Sunday, 19 January 2020

CHRISTOPHER TOLKIEN OBITUARY

Christopher Tolkien has sadly passed away at the age of 95. As any reader of JRR Tolkien's works knows, Christopher was far more than the curator of his father's works, and we are as much dependent on Christopher as we are on John for bringing the whole Middle Earth saga to print. John had immense creative genius, but, as with many of those kind of people, lacked the organisational skills to order things properly. It fell to Christopher, both before and after his father's death, to organise his father's work into a coherent whole. It was Christopher who was tasked with reading what would become The Lord of the Rings to the rest of the Inklings in Oxford and he who created the map of Middle Earth that would adorn each volume.

 

 

As an academic, Christopher was as gifted as his father and also had a career at Oxford where he had studied. He also shared his father's view of the world, not least in his traditionalism and nationalism. John had been a regular subscriber to AK Chesterton's Candour magazine. His son went one step further and, for a time, joined the party Chesterton helped found: the National Front. Such was the close relationship they shared that detractors often accused Christopher of having embellished or simply written several of the works published under JRR Tolkien's name after the latter's death.
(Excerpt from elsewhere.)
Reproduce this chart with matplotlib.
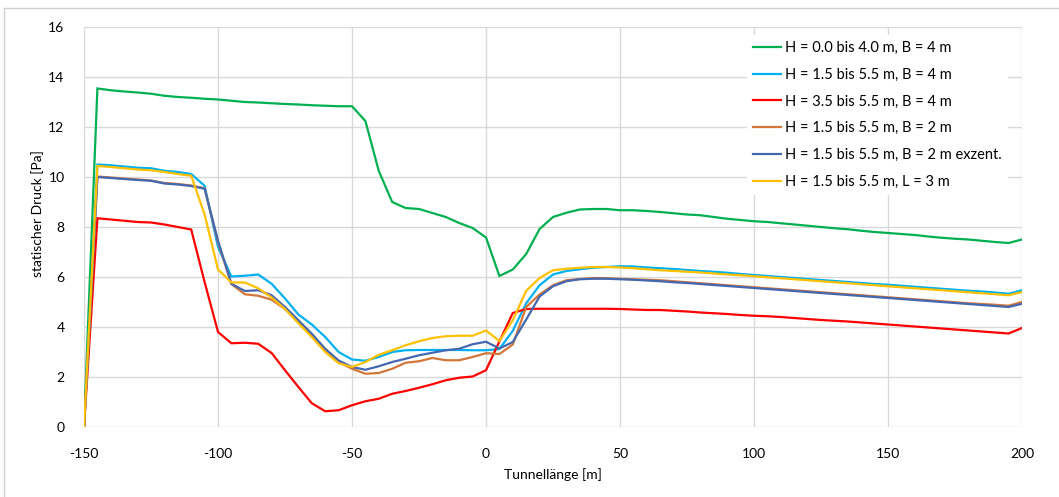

Even if this were true, which it is not, I do not think it would matter given the two's collaboration and similarity in ideas and ideals. No matter how uncomfortable it makes the Left, the racial determinism in Tolkien's works is there for all to see.

 

Not every apple falls so near to the tree, however. Christopher's son, Simon, married Jewess Tracy Steinberg and their son Nicholas has gone on to write a Holocaust play called Terezin to keep the shoarade alive. As an aside, the Jews in The Lord of the Rings appear as dwarfs like Albrecht in Wagner's Ring des Nibelungen that partly inspired Tolkien's novel. After many years of tension, Christopher finally became estranged from his son over his involvement with Peter Jackson's cinematic adaptation of The Lord of the Rings, the two reconciling somewhat before Christopher's death. Christopher knew all too well that Hollywood would bastardise his father's epic, although, in fairness, it was left until the Hobbit trilogy to deconstruct Tolkien's vision. In an interview with Le Monde in 2012, Christopher stated:

 

They eviscerated the book by making it an action movie for young people aged 15 to 25. Tolkien has become a monster, devoured by his own popularity and absorbed by the absurdity of our time. The chasm between the beauty and seriousness of the work, and what it has become, has gone too far for me. Such commercialisation has reduced the aesthetic and philosophical impact of this creation to nothing. There is only one solution for me: turning my head away.

 

Christopher Tolkien's great legacy is that in bringing all these great works to fruition, we have a body of literature that stands as an antidote to the sneering, amoral and ugly scrawling that passes for mainstream literature today. Perhaps it is better that Christopher died before Amazon finishes its 'woke' version of events from the Second Age recounted in The Silmarillion, the first book brought out by Christopher Tolkien after his father's death. Yet for all the Left corrupts Tolkien's works, it will inevitably draw a new generation of White Europeans into reading the original texts. And there they will find aesthetic beauty, sound moral guidance and a sense of pride in their European heritage.